Turning forests into seas

Turning forests into seas

The past decade or so I’ve gotten into some real deep identity-, ethnicity-, and — more recently — genealogy-diving. I was extremely lucky in my search, the timing of it coinciding with the advent of the Internet as a true publicly accessible technology. I started with Poland but very quickly found myself in Germany, Israel, Switzerland, Liechtenstein, Serbia, Croatia, Lithuania, and Belarus… so far. In retracing my family’s footprints I developed what I think might be a new type of family tree: a “wave chart”.

Pope John Paul II’s wave chart (just a sample draft; factual errors to be expected)

The original Word file of the above can be downloaded here. At the far right in the tallest aquamarine bar is the focus of our study, Karol Józef Wojtyła… aka Pope John Paul II. Receding leftwards are his ancestors, females touching down and males lapping up. This because families were generally patriarchaly organized Central/Eastern Europe, and surnames were received from and passed on through the male lines. On the extreme left, following the colour gradient, the journey of a surname through individuals can be clearly seen. Siblings of direct ancestors are a separate colour in each box, with sisters’ married names entered in italics. Additional marriages follow a similar format but in much smaller font, including any progeny. Additional information like birthdays and locations can be easily added, space-depending.
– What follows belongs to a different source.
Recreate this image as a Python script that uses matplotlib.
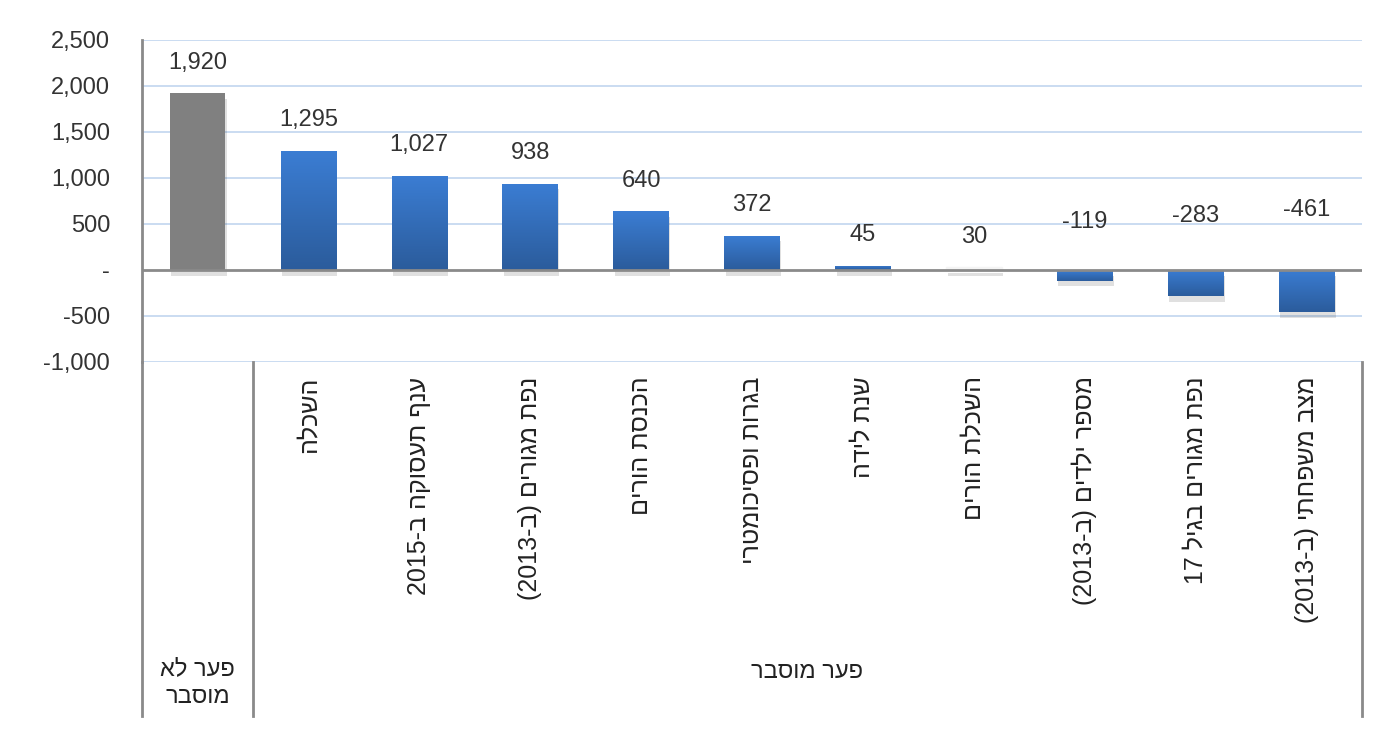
import numpy as np
import matplotlib
matplotlib.use("Agg")
import matplotlib.pyplot as plt
from matplotlib import patheffects as pe
from matplotlib.colors import LinearSegmentedColormap

plt.rcParams['font.family'] = ['Liberation Sans', 'DejaVu Sans']

# values of the decomposition
values = [1920, 1295, 1027, 938, 640, 372, 45, 30, -119, -283, -461]
# category labels (logical order) and their visual (left-to-right) form for matplotlib
labels_logical = ['', 'השכלה', 'ענף תעסוקה ב-2015', 'נפת מגורים (ב-2013)', 'הכנסת הורים',
                  'בגרות ופסיכומטרי', 'שנת לידה', 'השכלת הורים', 'מספר ילדים (ב-2013)',
                  'נפת מגורים בגיל 17', 'מצב משפחתי (ב-2013)']
labels_visual = ['', 'הלכשה', '2015-ב הקוסעת ףנע', '(2013-ב) םירוגמ תפנ', 'םירוה תסנכה',
                 'ירטמוכיספו תורגב', 'הדיל תנש', 'םירוה תלכשה', '(2013-ב) םידלי רפסמ',
                 '17 ליגב םירוגמ תפנ', '(2013-ב) יתחפשמ בצמ']
group_unexpl = 'אל רעפ\nרבסומ'   # פער לא מוסבר
group_expl = 'רבסומ רעפ'          # פער מוסבר
yticks = [-1000, -500, 0, 500, 1000, 1500, 2000, 2500]

fs = 17
fig = plt.figure(figsize=(14, 7.35), dpi=100)
ax = fig.add_axes([0.1014, 0.5075, 0.8715, 0.4381])

x = np.arange(len(values))
ax.set_xlim(-0.5, len(values) - 0.5)
ax.set_ylim(-1000, 2500)

for g in yticks:
    if g != 0:
        ax.axhline(g, color='#c6d9f0', lw=1.3, zorder=0)

grad = LinearSegmentedColormap.from_list('b', ['#2b5c9c', '#3b7dd3'])
shadow = [pe.SimplePatchShadow(offset=(1, -4), shadow_rgbFace='#000000', alpha=0.12), pe.Normal()]
for i, v in enumerate(values):
    if i == 0:
        b = ax.bar(x[i], v, width=0.5, color='#808080', zorder=2)[0]
        b.set_path_effects(shadow)
    else:
        b = ax.bar(x[i], v, width=0.5, color='#3269b5', zorder=2)[0]
        b.set_path_effects(shadow)
        if v == 30:
            b.set_color('#f4f4f4')
        else:
            lo, hi = min(0, v), max(0, v)
            img = ax.imshow(np.linspace(1, 0, 64).reshape(-1, 1), cmap=grad, aspect='auto',
                            extent=[x[i] - 0.25, x[i] + 0.25, lo, hi], origin='upper', zorder=3)
            img.set_clip_path(b)
    ly = v + 330 if v > 0 else 480 + 0.37 * abs(v)
    ax.text(x[i], ly, f'{v:,}', ha='center', va='center', fontsize=fs, color='#333333', zorder=4)

ax.set_xlim(-0.5, len(values) - 0.5)
ax.set_ylim(-1000, 2500)
ax.axhline(0, color='#8a8a8a', lw=2, zorder=5)

ax.set_yticks(yticks)
ax.set_yticklabels(['-' if t == 0 else f'{t:,}' for t in yticks], fontsize=fs, color='#333333')
ax.tick_params(axis='y', length=0, pad=23)
ax.set_xticks([])
for s in ['top', 'right', 'bottom']:
    ax.spines[s].set_visible(False)
ax.spines['left'].set_color('#8a8a8a')
ax.spines['left'].set_linewidth(2)
ax.spines['left'].set_bounds(-1000, 2500)

# category axis area
bt = ax.get_xaxis_transform()
for xi, lab in zip(x, labels_visual):
    if lab:
        ax.text(xi, -0.045, lab, transform=bt, rotation=90, ha='center', va='top',
                fontsize=18, color='#222222')
for xl in [-0.5, 0.5, len(values) - 0.5]:
    ax.plot([xl, xl], [0, -1.10], transform=bt, color='#8a8a8a', lw=2, clip_on=False)
ax.text(0, -0.997, group_unexpl, transform=bt, ha='center', va='center', fontsize=fs,
        color='#222222', linespacing=1.35)
ax.text((0.5 + len(values) - 0.5) / 2, -0.963, group_expl, transform=bt, ha='center',
        va='center', fontsize=fs, color='#222222')

fig.savefig('out.png', dpi=100)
The biggest drawback I’ve found so far is the potentially tremendous waste of space as descendants get added, but this can be quickly fixed through chopping up the wave into smaller ripples:

JP II’s parental charts

I find this format tremendously useful in beginning my genealogical research, contextualizing myself in the information I know and firmly understanding what basics are still missing. Interestingly, the same chart can be made in reverse to trace a single individual’s progeny moving forward… for anyone adept at programming, it might be neat to combing the two so selecting any name in a chart would offer the option of popping open forward- or reverse-wave charts. I’m sure there’s more to come, just this new organizational tool was too exciting to not share!

The name was inspired by Hokusai’s 1833 painting, The Great Wave off Kanagawa. I toyed with going with “pipe charts” because of the shape, but the mention of water swelling up conjured up a much more vivid, fluid, applicable image to the tumultuous way family trees often form. And why JPII? Well, family history suggests he might just be a great-…-great-uncle and I’m trying to get to the bottom of this rumour. This wave is helping.